“I have my hands around her thick coat, trying my best to steal some warmth, a more material form of affection that she can’t hold back from me. But I am wrong. She pushes me away and I notice her breath in the cold air, a horizontal stream fading as it ascends, in imitation of a smoker’s, so I focus on that, remembering another mum and trying not to feel the scorch of her scorn: I’m forced to feel warm.”
The story begins with a young British Ghanaian boy named K as he shares experiences from being a young child to adulthood. We see how he copes being in foster scale and also being looked down upon by others when he was in school and struggle to adapt and fit in. Things are even tougher at home due to his father isn’t around much but when he is he is a vile human being who I genuinely wanted to slap in the face at times. It made me so sad at what K had to endure. We then see him grow into an adult and the struggles that follow him due to depression and mental health issues.

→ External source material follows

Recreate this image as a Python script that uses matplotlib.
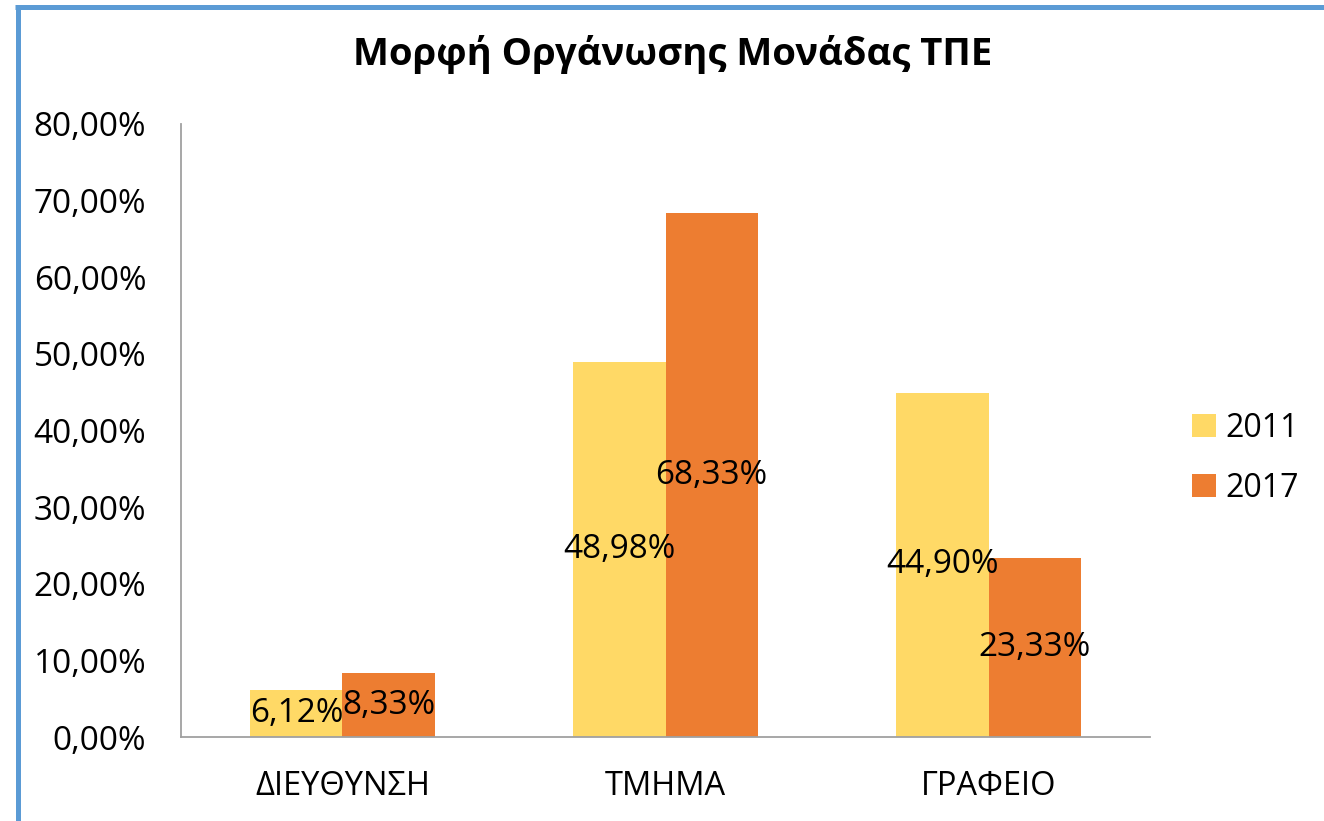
import numpy as np
import matplotlib.pyplot as plt
from matplotlib.lines import Line2D

categories = ["ΔΙΕΥΘΥΝΣΗ", "ΤΜΗΜΑ", "ΓΡΑΦΕΙΟ"]
years = ["2011", "2017"]
values_2011 = [6.12, 48.98, 44.90]
values_2017 = [8.33, 68.33, 23.33]
y_ticks = [0, 10, 20, 30, 40, 50, 60, 70, 80]

plt.rcParams['font.family'] = ['Open Sans', 'DejaVu Sans']

fig = plt.figure(figsize=(13.24, 8.21), dpi=100)
ax = fig.add_axes([0.1367, 0.1023, 0.7319, 0.7467])

# border of the chart area (left and top edge only are visible)
border = "#5B9BD5"
fig.add_artist(Line2D([17.5 / 1324, 17.5 / 1324], [0, 1 - 5 / 821], color=border, lw=3.6,
                      transform=fig.transFigure, solid_capstyle='butt'))
fig.add_artist(Line2D([15 / 1324, 1], [1 - 7.5 / 821, 1 - 7.5 / 821], color=border, lw=3.6,
                      transform=fig.transFigure, solid_capstyle='butt'))

x = np.arange(len(categories))
w = 0.285
b1 = ax.bar(x - w / 2, values_2011, w, color="#FFD966", label=years[0])
b2 = ax.bar(x + w / 2, values_2017, w, color="#ED7D31", label=years[1])

def fmt(v):
    return f"{v:.2f}".replace(".", ",") + "%"

for bars, vals in [(b1, values_2011), (b2, values_2017)]:
    for r, v in zip(bars, vals):
        ax.text(r.get_x() + r.get_width() / 2, v / 2, fmt(v), ha='center', va='center',
                fontsize=24, color='black')

ax.set_xlim(-0.5, 2.5)
ax.set_ylim(0, 80)
ax.set_yticks(y_ticks)
ax.set_yticklabels([f"{t:.2f}".replace(".", ",") + "%" for t in y_ticks], fontsize=24)
ax.set_xticks(x)
ax.set_xticklabels(categories, fontsize=23.5)
ax.tick_params(axis='y', length=0, pad=25)
ax.tick_params(axis='x', length=0, pad=24)
for s in ['top', 'right']:
    ax.spines[s].set_visible(False)
for s in ['left', 'bottom']:
    ax.spines[s].set_color('#A0A0A0')
    ax.spines[s].set_linewidth(1.3)

fig.text(0.508, 1 - 55 / 821, "Μορφή Οργάνωσης Μονάδας ΤΠΕ", ha='center', va='center',
         fontsize=27.5, fontweight='bold')

ax.legend(loc='center left', bbox_to_anchor=(1.027, 0.455), frameon=False, fontsize=23,
          handlelength=0.75, handleheight=0.75, handletextpad=0.3, labelspacing=0.85,
          borderpad=0)

fig.savefig("out.png", dpi=100)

That Reminds Me by Derek Owusu was a hard hitting and poetic read that only took me an hour to finish. It covers a lot of really important themes such as mental health, depression, racism and cultural identity. What surprised me the most was at how well it was written and I wouldn’t have thought this was Derek’s first novel! It flows so much like a poem effortlessly switching to from rhyming to non rhyming. Because the story is structured and told in such a frantic and fractured way it’s delivered in fragments that gives you enough of a glimpse to understand what is happening but not enough to grasp on to it for a long period. K’s memories come as quick as they go from the London riots, K’s sexual experiences in high school and adulthood, and also his exctiment of finally having a little brother.
There are many heavy issues that are explored in this novel, all of which are executed very well. But, I’d say the most hard hitting for me was towards the end when the character of K goes through depression, mental health issues and his struggle in dealing with it.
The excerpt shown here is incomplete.